Another obstacle is that if Jesus is really God the Son, we must affirm that the Bible is not just the word of ‘God’, but the actual word of Jesus – and point out how He deferred to the Scriptures, sometimes reinterpreting them, but never denying their authority.  We also have to affirm, I think, that Paul speaks for Jesus.  Yes, some portions of fundamentalism, particularly those that held to ‘Dispensational’ or ‘Pretribulational’ interpretations did neglect the ‘red’ parts of the Bible.   But Jesus did not come to destroy the black parts – the parts that He did not speak while He was incarnate.  The ‘Jesus’ of popular culture [of the comment threads] comes to destroy the Bible, except for the parts He speaks – and even that is often rather selective.

But on the other hand, C. S. Lewis points out [and this is something that I may have neglected in some of my political activity] that a right sense of sin is essential to Christianity.  However, to convict people of sin, Lewis says we must focus on things that (a) our audience already believes are wrong, but (b) they actually do anyway.  In his day he warned against trying to preach on fornication and drunkenness; the working class of Lewis’s time was not drunken [some of the younger working class today, from what I read about Britain, is now drunken again]; and the general public, now that contraception was a reality, no longer believed that fornication was a sin, because it was much less likely to give a woman an unwanted child.  Look up C. S. Lewis’s essays in God in the Dock: Christian Apologetics” and the title essay, “God in the Dock.”  These are actually my source and inspiration for most of this essay.  They explain how we actually have to talk to real people.

But, for all the talk about moral relativism, postmodernism, and all that, we are now a society obsessed with morality.  A theory has been developed by Jonathan Haidt and others called “Moral Foundations Theory,” and it posits six ‘foundations’:

Care vs.

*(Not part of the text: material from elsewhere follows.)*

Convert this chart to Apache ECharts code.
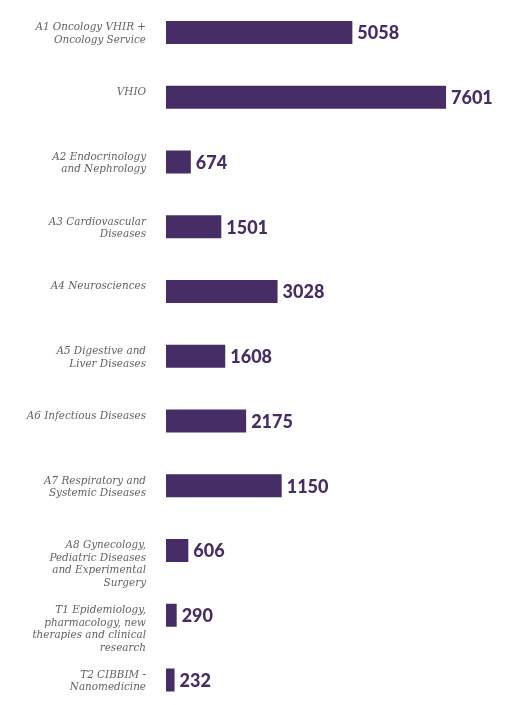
<!DOCTYPE html>
<html>
<head>
<meta charset="utf-8">
<style>
html,body{margin:0;padding:0;background:#fff;}
#chart{width:523px;height:705px;}
</style>
<script src="https://cdn.jsdelivr.net/npm/echarts@6/dist/echarts.min.js"></script>
</head>
<body>
<div id="chart"></div>
<script>
var categories = [
  "A1 Oncology VHIR +\nOncology Service",
  "VHIO",
  "A2 Endocrinology\nand Nephrology",
  "A3 Cardiovascular\nDiseases",
  "A4 Neurosciences",
  "A5 Digestive and\nLiver Diseases",
  "A6 Infectious Diseases",
  "A7 Respiratory and\nSystemic Diseases",
  "A8 Gynecology,\nPediatric Diseases\nand Experimental\nSurgery",
  "T1 Epidemiology,\npharmacology, new\ntherapies and clinical\nresearch",
  "T2 CIBBIM -\nNanomedicine"
];
// bar lengths as drawn in the reference
var barValues = [5058, 7601, 674, 1501, 3028, 1608, 2175, 3140, 606, 290, 232];
// value labels as printed in the reference
var valueLabels = ["5058", "7601", "674", "1501", "3028", "1608", "2175", "1150", "606", "290", "232"];

var chart = echarts.init(document.getElementById('chart'));
chart.setOption({
  animation: false,
  backgroundColor: '#ffffff',
  grid: { left: 166, top: 32.5, height: 647.5, width: 331.6, containLabel: false },
  xAxis: {
    type: 'value', min: 0, max: 9000, show: false
  },
  yAxis: {
    type: 'category',
    data: categories,
    inverse: true,
    boundaryGap: false,
    axisLine: { show: false },
    axisTick: { show: false },
    splitLine: { show: false },
    axisLabel: {
      interval: 0,
      margin: 20,
      align: 'right',
      verticalAlign: 'top',
      padding: [-11, 0, 0, 0],
      fontFamily: 'DejaVu Serif',
      fontStyle: 'italic',
      fontSize: 10.4,
      lineHeight: 12.5,
      color: '#626262'
    }
  },
  series: [{
    type: 'bar',
    data: barValues,
    barWidth: 23,
    itemStyle: { color: '#472d65' },
    label: {
      show: true,
      position: 'right',
      distance: 5,
      offset: [0, 1],
      formatter: function (p) { return valueLabels[p.dataIndex]; },
      fontFamily: 'Lato',
      fontWeight: 900,
      fontSize: 18,
      color: '#472d65'
    }
  }]
});
</script>
</body>
</html>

Harm
Fairness vs. Cheating
Liberty vs. Oppression
Loyalty vs. Betrayal
Authority vs. Subversion
Sanctity vs. Degradation

They argue that the ‘educated’ classes tend to affirm the first three and reject the last three, at least as things that can be enforced by the state.  Moral ‘conservatives’ affirm all six.  Views on economic issues, however, tend to depend on the interpretation of ‘fairness vs. cheating’; the economic left views fairness as a matter of ‘equality’ or ‘equity’ and the economic right as a mere matter of ‘proportionality’.

Actually, if you look at the Web, you see evidence of a culture obsessed by sin!  The site Reddit started a thread called Am I The Asshole (AITA) in which people ask if their behavior to others has been wrong.  This section has become very popular in the last few years.  And Buzz Feed has no end of listicles containing pictures of badly behaved and entitled people.  [Entitlement, as I have said elsewhere, is a root of many sins, from theft to anger.]  Of course, some of these things may be different according to culture.  For example, the rules about eye contact differ from culture to culture, and therefore are issues of ‘manners’ rather than ‘morals’.  And, we need to remind ourselves of C. S. Lewis’s distinction between ‘morality’ and ‘propriety’, which he makes in Mere Christianity.  Propriety is relative, and morality is not.  In particular, I remember a time when racial and other slurs, for example, were considered impolite, but still printable.  Today the proprieties are reversed.  Consider how racial slurs slurs are unprintable and practically unforgivable, whereas the old four-letter words are now mild oaths.

So, to repeat:  when we focus on the sins of unbelievers, we must focus on the sins they actually commit that they already know are wrong.  But we also must be careful to distinguish between morality, which is universal, and propriety, which is relative and a matter of ‘manners and customs’.  In either case, our primary concern is that we are doing our part in fulfilling the Great Commission:  “making disciples,” as Jesus has called us to do.  

[Perhaps in a follow-up essay I will enlarge on C. S. Lewis’s remarks in these essays, about word usage and how to articulate the Gospel.]